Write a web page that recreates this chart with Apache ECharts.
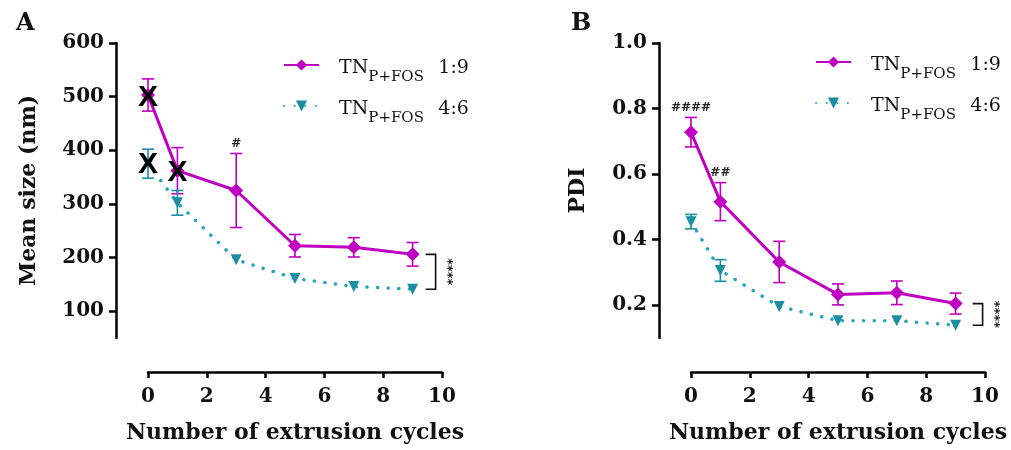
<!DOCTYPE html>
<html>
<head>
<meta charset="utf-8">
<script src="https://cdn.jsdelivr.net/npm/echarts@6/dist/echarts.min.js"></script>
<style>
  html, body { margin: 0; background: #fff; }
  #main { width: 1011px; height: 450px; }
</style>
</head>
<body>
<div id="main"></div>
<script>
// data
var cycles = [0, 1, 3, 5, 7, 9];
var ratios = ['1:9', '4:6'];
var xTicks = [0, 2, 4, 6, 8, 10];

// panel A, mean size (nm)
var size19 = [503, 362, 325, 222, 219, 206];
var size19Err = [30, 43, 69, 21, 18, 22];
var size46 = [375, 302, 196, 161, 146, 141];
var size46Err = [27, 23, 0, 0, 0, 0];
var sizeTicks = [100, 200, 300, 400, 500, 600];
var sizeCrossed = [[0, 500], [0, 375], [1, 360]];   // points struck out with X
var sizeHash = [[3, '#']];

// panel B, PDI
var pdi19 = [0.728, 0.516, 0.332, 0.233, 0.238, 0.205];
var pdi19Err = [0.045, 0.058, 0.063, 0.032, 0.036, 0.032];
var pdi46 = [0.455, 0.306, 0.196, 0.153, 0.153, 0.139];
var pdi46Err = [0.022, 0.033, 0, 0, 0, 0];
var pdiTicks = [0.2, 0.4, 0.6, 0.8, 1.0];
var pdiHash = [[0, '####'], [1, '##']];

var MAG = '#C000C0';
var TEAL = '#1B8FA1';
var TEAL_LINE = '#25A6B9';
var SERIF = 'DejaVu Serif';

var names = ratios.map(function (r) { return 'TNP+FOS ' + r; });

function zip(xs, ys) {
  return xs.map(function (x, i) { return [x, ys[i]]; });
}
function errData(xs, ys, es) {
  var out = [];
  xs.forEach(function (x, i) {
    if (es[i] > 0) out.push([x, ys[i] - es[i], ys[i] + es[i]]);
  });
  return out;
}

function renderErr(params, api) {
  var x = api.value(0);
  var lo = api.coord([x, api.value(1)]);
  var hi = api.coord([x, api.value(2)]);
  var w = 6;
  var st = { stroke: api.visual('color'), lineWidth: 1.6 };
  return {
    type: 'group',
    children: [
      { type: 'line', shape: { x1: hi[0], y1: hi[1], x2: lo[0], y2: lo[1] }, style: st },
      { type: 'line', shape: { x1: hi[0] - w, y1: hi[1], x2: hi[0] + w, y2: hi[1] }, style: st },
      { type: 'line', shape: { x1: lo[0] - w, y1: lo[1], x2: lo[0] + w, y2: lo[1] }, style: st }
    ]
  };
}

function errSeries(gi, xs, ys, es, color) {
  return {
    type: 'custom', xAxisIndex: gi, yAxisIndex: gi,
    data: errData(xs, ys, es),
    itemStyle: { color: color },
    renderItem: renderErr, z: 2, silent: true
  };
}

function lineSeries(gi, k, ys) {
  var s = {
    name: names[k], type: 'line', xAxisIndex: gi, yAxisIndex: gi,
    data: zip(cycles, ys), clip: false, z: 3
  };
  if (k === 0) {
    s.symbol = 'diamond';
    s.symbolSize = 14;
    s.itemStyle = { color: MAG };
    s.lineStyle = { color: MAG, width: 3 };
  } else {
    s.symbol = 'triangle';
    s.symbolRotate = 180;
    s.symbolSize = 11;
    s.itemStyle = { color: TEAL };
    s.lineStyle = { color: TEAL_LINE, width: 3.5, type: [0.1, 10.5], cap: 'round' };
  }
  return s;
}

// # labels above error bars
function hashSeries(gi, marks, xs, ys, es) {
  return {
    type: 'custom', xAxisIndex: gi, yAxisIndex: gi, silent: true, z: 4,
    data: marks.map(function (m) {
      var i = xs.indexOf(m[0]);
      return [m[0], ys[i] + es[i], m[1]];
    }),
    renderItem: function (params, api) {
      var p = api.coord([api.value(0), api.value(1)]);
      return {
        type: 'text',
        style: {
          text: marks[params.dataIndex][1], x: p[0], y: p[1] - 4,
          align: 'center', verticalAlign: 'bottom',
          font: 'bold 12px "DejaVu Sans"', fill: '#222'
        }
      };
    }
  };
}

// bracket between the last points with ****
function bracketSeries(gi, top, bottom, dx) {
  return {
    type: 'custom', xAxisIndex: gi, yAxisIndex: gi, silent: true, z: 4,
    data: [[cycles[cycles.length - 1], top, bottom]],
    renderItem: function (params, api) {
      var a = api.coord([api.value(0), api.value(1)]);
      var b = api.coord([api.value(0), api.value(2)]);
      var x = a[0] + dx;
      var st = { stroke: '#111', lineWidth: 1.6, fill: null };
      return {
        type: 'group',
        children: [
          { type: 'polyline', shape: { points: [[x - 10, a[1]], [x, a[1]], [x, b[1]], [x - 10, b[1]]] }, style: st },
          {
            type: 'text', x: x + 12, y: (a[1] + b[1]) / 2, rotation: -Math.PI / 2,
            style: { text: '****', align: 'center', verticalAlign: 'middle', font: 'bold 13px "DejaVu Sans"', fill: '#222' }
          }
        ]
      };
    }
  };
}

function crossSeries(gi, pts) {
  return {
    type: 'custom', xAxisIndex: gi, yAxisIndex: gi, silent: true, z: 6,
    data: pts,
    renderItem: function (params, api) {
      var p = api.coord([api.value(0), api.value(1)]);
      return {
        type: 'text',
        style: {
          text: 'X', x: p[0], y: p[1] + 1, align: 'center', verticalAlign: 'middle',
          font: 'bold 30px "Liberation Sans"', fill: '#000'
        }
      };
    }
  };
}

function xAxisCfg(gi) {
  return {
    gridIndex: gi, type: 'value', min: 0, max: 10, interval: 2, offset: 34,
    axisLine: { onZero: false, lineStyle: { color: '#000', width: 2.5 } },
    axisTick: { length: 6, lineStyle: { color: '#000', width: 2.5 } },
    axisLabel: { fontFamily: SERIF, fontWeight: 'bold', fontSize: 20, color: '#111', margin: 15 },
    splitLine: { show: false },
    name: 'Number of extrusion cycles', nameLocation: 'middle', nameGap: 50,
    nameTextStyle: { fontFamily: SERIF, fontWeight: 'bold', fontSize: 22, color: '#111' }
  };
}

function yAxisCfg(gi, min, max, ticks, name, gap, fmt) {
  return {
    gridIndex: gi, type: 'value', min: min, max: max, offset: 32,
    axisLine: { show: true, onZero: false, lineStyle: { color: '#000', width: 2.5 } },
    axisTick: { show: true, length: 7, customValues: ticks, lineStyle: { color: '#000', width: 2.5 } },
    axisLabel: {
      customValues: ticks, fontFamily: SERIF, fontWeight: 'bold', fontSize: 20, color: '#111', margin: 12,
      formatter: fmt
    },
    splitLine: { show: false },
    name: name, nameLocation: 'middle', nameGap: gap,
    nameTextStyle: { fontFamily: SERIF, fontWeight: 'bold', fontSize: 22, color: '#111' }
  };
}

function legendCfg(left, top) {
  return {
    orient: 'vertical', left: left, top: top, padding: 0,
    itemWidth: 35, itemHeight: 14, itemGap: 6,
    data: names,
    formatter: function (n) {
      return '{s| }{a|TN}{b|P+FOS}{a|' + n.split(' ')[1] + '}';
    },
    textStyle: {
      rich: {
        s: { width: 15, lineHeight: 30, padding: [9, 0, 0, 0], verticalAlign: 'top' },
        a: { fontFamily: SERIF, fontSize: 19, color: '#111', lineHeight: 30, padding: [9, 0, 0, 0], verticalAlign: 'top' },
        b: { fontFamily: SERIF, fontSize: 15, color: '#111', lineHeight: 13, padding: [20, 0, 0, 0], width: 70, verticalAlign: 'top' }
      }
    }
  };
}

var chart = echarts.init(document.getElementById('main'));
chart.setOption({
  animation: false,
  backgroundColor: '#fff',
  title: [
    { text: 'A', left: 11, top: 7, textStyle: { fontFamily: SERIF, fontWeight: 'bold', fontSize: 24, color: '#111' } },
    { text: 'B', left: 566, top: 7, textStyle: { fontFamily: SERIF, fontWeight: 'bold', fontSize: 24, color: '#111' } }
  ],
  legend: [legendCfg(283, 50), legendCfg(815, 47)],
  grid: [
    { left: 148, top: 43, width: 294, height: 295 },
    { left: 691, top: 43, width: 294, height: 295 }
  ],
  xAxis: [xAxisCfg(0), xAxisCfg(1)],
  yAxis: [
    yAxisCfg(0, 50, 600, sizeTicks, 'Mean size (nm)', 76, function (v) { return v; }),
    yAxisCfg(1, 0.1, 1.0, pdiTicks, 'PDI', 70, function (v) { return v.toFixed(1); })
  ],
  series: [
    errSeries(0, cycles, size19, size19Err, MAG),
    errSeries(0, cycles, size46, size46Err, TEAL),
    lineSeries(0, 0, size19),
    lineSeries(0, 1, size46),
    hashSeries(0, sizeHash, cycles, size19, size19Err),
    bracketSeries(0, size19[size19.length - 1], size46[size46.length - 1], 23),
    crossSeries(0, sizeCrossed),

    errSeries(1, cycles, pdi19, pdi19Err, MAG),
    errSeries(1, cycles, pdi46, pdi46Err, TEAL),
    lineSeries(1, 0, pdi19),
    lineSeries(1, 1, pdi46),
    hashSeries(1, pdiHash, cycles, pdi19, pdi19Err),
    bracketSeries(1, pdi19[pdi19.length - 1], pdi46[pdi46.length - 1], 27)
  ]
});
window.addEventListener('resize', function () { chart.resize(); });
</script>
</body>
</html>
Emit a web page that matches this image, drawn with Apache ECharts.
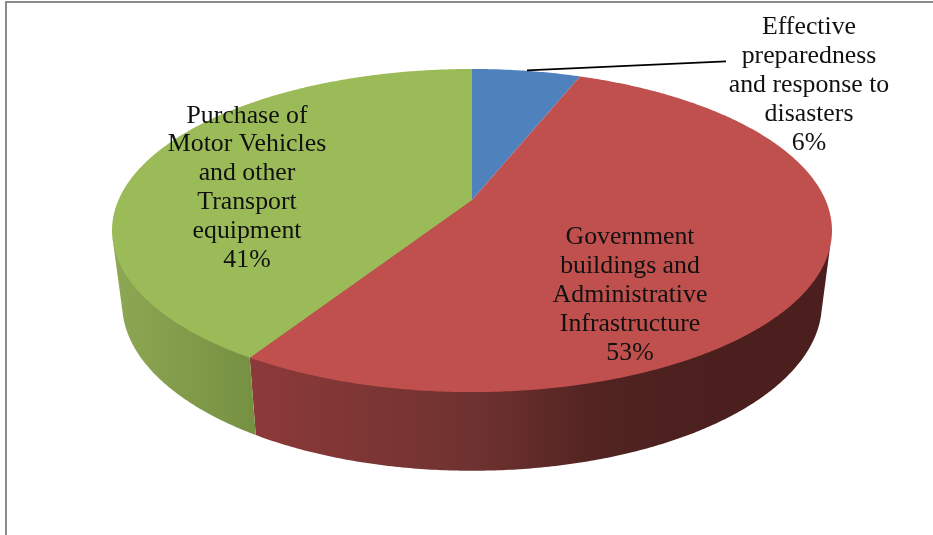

########

§ Objective
Only the lines from the top of the data through the line with "var sizeHash = [[3, '#']];" should be quoted, exactly and with both ends kept; skip the pictures.

§ Solution
Write a web page that recreates this chart with Apache ECharts.
<!DOCTYPE html>
<html>
<head>
<meta charset="utf-8">
<script src="https://cdn.jsdelivr.net/npm/echarts@6/dist/echarts.min.js"></script>
<style>
  html, body { margin: 0; background: #fff; }
  #main { width: 1011px; height: 450px; }
</style>
</head>
<body>
<div id="main"></div>
<script>
// data
var cycles = [0, 1, 3, 5, 7, 9];
var ratios = ['1:9', '4:6'];
var xTicks = [0, 2, 4, 6, 8, 10];

// panel A, mean size (nm)
var size19 = [503, 362, 325, 222, 219, 206];
var size19Err = [30, 43, 69, 21, 18, 22];
var size46 = [375, 302, 196, 161, 146, 141];
var size46Err = [27, 23, 0, 0, 0, 0];
var sizeTicks = [100, 200, 300, 400, 500, 600];
var sizeCrossed = [[0, 500], [0, 375], [1, 360]];   // points struck out with X
var sizeHash = [[3, '#']];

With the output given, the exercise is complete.